Indeed, the ideal ‘halfway house’ solution to the banking crisis could have been extensive investment and involvement into the banks by the Asians. The banks get the cash, the Asians buy the expertise. Unfortunately, Lehman Bros failed to pull off the deal with the Koreans and, the rest is history.
No one would argue for a repeat of the sub-prime debacle in Asia but there needs to be some changes. The point is that spending/savings rates are directly affected by the availability of credit and the nature of the banking system. As Asian banks become more experienced at securitising loans, then it is likely that decreased savings rates will follow.
Culture & Demographics in China and Far East
Demographic issues are obvious issue, particularly with the population aging, in Japan. Japanese pension funds needing to match liabilities and older people require short term, low risk assets. If compounded with their conditioning towards bonds (in particular US Treasuries) after being in a long term deflationary economy, then the result is a willingness to save at low yields.
More subtle is the understanding that the continental Europeans and Asians have differing cultural orientations to the Anglo-Saxons. They are more egalitarian in wealth distribution, and the Japanese seem to be entirely happy to preserve their cultural predispositions at the expense of economic growth.
This facet of wealth distribution has implications for relative spending patterns between egalitarian & Anglo-Saxon economies. The evidence suggests that it is the wealthier individuals (who hold a larger share of wealth in the Anglo-Saxon economies) that take the larger part of debt, so it is hard to see a structural shift here, anytime soon.
The Asian Financial Crisis and Foreign Currency
The most problematic of the savings patterns is the Chinese and other Asian growth economies. Objectively, they are nuts to buy US Treasuries. Why would anyone swap investment in their own higher return economy for lower return US debt?
The first answer is that they are buying US Dollar assets in order to weaken their currency and thus support export demand for their industries. The second is in understanding the policy intent following the Asian Financial Crisis.
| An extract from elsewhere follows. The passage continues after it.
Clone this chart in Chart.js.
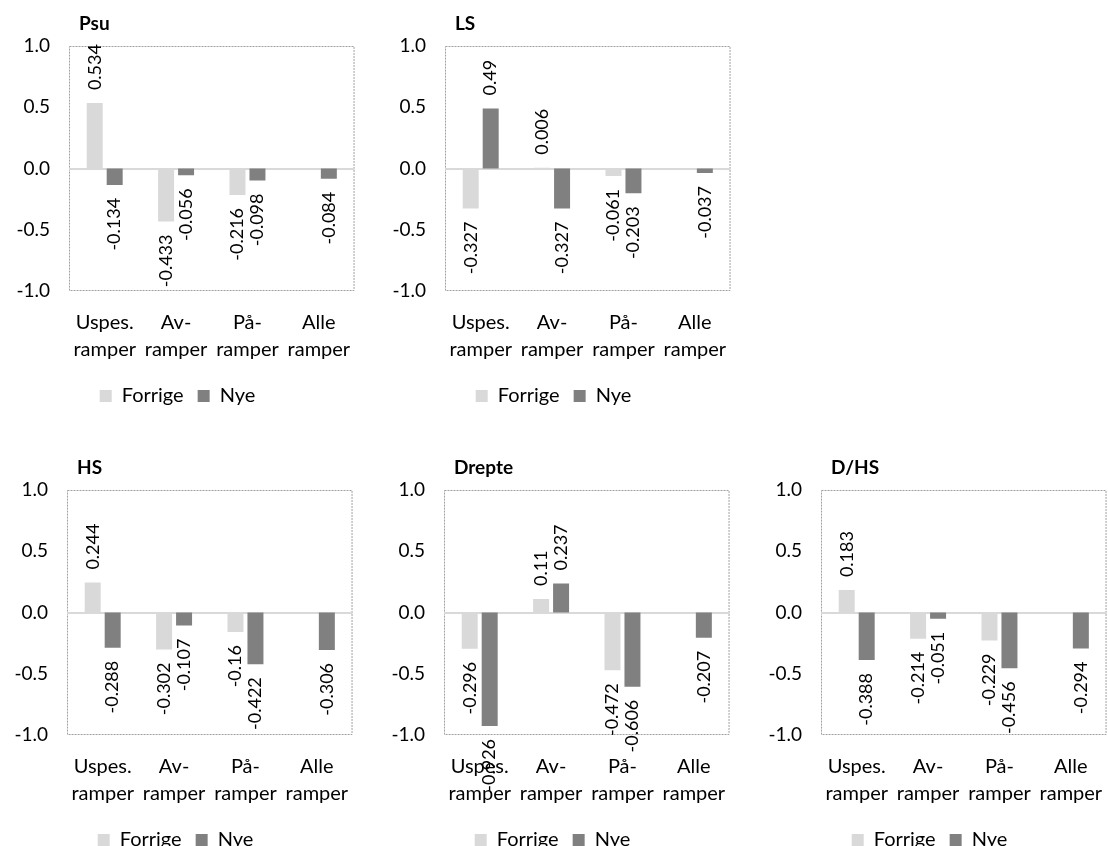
<!DOCTYPE html>
<html>
<head>
<meta charset="utf-8">
<script src="https://cdn.jsdelivr.net/npm/chart.js@4"></script>
<style>
html,body{margin:0;padding:0;background:#fff;overflow:hidden;width:1108px;height:846px;}
.c{position:absolute;}
</style>
</head>
<body>
<canvas id="c1" class="c" width="370" height="420" style="left:0px;top:0px"></canvas>
<canvas id="c2" class="c" width="370" height="420" style="left:376px;top:0px"></canvas>
<canvas id="c3" class="c" width="370" height="420" style="left:-2px;top:444px"></canvas>
<canvas id="c4" class="c" width="370" height="420" style="left:375px;top:444px"></canvas>
<canvas id="c5" class="c" width="370" height="420" style="left:752px;top:444px"></canvas>
<script>
const categories = [['Uspes.','ramper'],['Av-','ramper'],['På-','ramper'],['Alle','ramper']];
const seriesNames = ['Forrige','Nye'];
const yTicks = [-1.0,-0.5,0.0,0.5,1.0];

const psuForrige = [0.534, -0.433, -0.216, null];
const psuNye     = [-0.134, -0.056, -0.098, -0.084];
const lsForrige  = [-0.327, 0.006, -0.061, null];
const lsNye      = [0.49, -0.327, -0.203, -0.037];
const hsForrige  = [0.244, -0.302, -0.16, null];
const hsNye      = [-0.288, -0.107, -0.422, -0.306];
const drepteForrige = [-0.296, 0.11, -0.472, null];
const drepteNye     = [-0.926, 0.237, -0.606, -0.207];
const dhsForrige = [0.183, -0.214, -0.229, null];
const dhsNye     = [-0.388, -0.051, -0.456, -0.294];

const FONT = 'Lato';
const colors = ['#d9d9d9', '#808080'];

const framePlugin = {
  id: 'frame',
  beforeDatasetsDraw(chart) {
    const {ctx, chartArea: a, scales: {y}} = chart;
    ctx.save();
    ctx.strokeStyle = '#a0a0a0';
    ctx.lineWidth = 1;
    ctx.setLineDash([2, 1]);
    ctx.strokeRect(a.left + 0.5, a.top + 0.5, a.right - a.left - 1, a.bottom - a.top - 1);
    ctx.setLineDash([]);
    const y0 = Math.round(y.getPixelForValue(0));
    ctx.strokeStyle = '#d9d9d9';
    ctx.lineWidth = 2;
    ctx.beginPath();
    ctx.moveTo(a.left, y0);
    ctx.lineTo(a.right, y0);
    ctx.stroke();
    ctx.restore();
  }
};

const labelPlugin = {
  id: 'vlabels',
  afterDatasetsDraw(chart) {
    const {ctx} = chart;
    ctx.save();
    ctx.font = '18px ' + FONT;
    ctx.fillStyle = '#000';
    ctx.textBaseline = 'middle';
    chart.data.datasets.forEach((ds, di) => {
      const meta = chart.getDatasetMeta(di);
      meta.data.forEach((el, i) => {
        const v = ds.data[i];
        if (v === null || v === undefined) return;
        const txt = String(v);
        ctx.save();
        if (v >= 0) {
          ctx.translate(el.x, Math.min(el.y, el.base) - 13);
          ctx.rotate(-Math.PI / 2);
          ctx.textAlign = 'left';
        } else {
          ctx.translate(el.x, Math.max(el.y, el.base) + 13);
          ctx.rotate(-Math.PI / 2);
          ctx.textAlign = 'right';
        }
        ctx.fillText(txt, 0, 0);
        ctx.restore();
      });
    });
    ctx.restore();
  }
};

const titlePlugin = {
  id: 'ttl',
  afterDraw(chart) {
    const {ctx, chartArea: a} = chart;
    ctx.save();
    ctx.font = 'bold 19px ' + FONT;
    ctx.fillStyle = '#000';
    ctx.textBaseline = 'middle';
    ctx.textAlign = 'left';
    ctx.fillText(chart.options.plugins.ttl.text, a.left + 10, 24);
    ctx.restore();
  }
};

function makeChart(id, title, forrige, nye) {
  return new Chart(document.getElementById(id), {
    type: 'bar',
    data: {
      labels: categories,
      datasets: [
        {label: seriesNames[0], data: forrige, backgroundColor: colors[0], borderWidth: 0,
         categoryPercentage: 0.56, barPercentage: 0.8},
        {label: seriesNames[1], data: nye, backgroundColor: colors[1], borderWidth: 0,
         categoryPercentage: 0.56, barPercentage: 0.8}
      ]
    },
    options: {
      responsive: false,
      animation: false,
      devicePixelRatio: 1,
      layout: {padding: {top: 46, left: 0, right: 15, bottom: 4}},
      scales: {
        x: {
          grid: {display: false, drawTicks: false},
          border: {display: false},
          ticks: {autoSkip: false, maxRotation: 0, minRotation: 0, color: '#000',
                  padding: 18, font: {family: FONT, size: 20, lineHeight: 1.35}},
          afterFit(s) { s.height = 81; }
        },
        y: {
          min: -1, max: 1,
          grid: {display: false, drawTicks: false},
          border: {display: false},
          afterBuildTicks(s) { s.ticks = yTicks.map(v => ({value: v})); },
          ticks: {color: '#000', padding: 19, font: {family: FONT, size: 19},
                  callback: v => Number(v).toFixed(1)},
          afterFit(s) { s.width = 69; }
        }
      },
      plugins: {
        legend: {
          position: 'bottom',
          labels: {boxWidth: 12, boxHeight: 12, padding: 14, color: '#000',
                   font: {family: FONT, size: 20}}
        },
        tooltip: {enabled: false},
        ttl: {text: title}
      }
    },
    plugins: [framePlugin, labelPlugin, titlePlugin]
  });
}

makeChart('c1', 'Psu', psuForrige, psuNye);
makeChart('c2', 'LS', lsForrige, lsNye);
makeChart('c3', 'HS', hsForrige, hsNye);
makeChart('c4', 'Drepte', drepteForrige, drepteNye);
makeChart('c5', 'D/HS', dhsForrige, dhsNye);
</script>
</body>
</html>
China currency manipulation in order to peg to the dollar is a clear policy objective,made, in order to protect against the mayhem caused in 1997.
However, what happens if the Chinese get emboldened from the use of their reserves to generate domestic demand, as opposed to paying for the bail outs? What if they- in the face of slowing US consumption- decide to pull out of buying US Treasuries, and encourage the (increasingly economically interlinked) Japanese to follow them? Many see this is a possible scenario.
China Stimulus and Government Spending
Who is spending what is also a critical concern. For example, free marketeers believe that the private sector is usually more efficient. It is not just about matching savings and investment. It is also about who is doing the saving and investment. Economic liberals don’t like Government spending, whether it’s in the US or China.
They would see hiking public spending (at the expense of private) as a portion of GDP is a drag on growth, in itself.
The big China story is about realizing the nascent energy that was held back by Communism. In doing so, they allowed the influx of Western know-how and, Chinese consumer demand was critical in that process. The China story is not about how wonderful the central command economy was, so ‘let’s have some more of it.’
China Domestic Demand
In addition, what happens when the Chinese/Asians start generating significant domestic demand? Will they operate an open economy in this regard, and contribute to global growth, or will they replicate the Japanese corporate model? This involves internal competition, but also doing anything they can to avoid competing with each other in foreign markets. Meanwhile, the Government protects them from foreign competition, by engaging in restrictive trade practices. It is not clear that increased Chinese spending will boost western export markets.
So in conclusion, the global economy does need the savers to start spending, but the outcome of it, is far from clear. The west may have been free market oriented and universal in its outlook, but it doesn’t mean that the Asians will be. However, given the interlinkage in the global economy the likelihood is, of continued international coordination. The graduated shift in approach from the Asians (in relation to buying US debt) should enable piecemeal restructuring elsewhere, however it does suggest risks of low global growth over the next few years.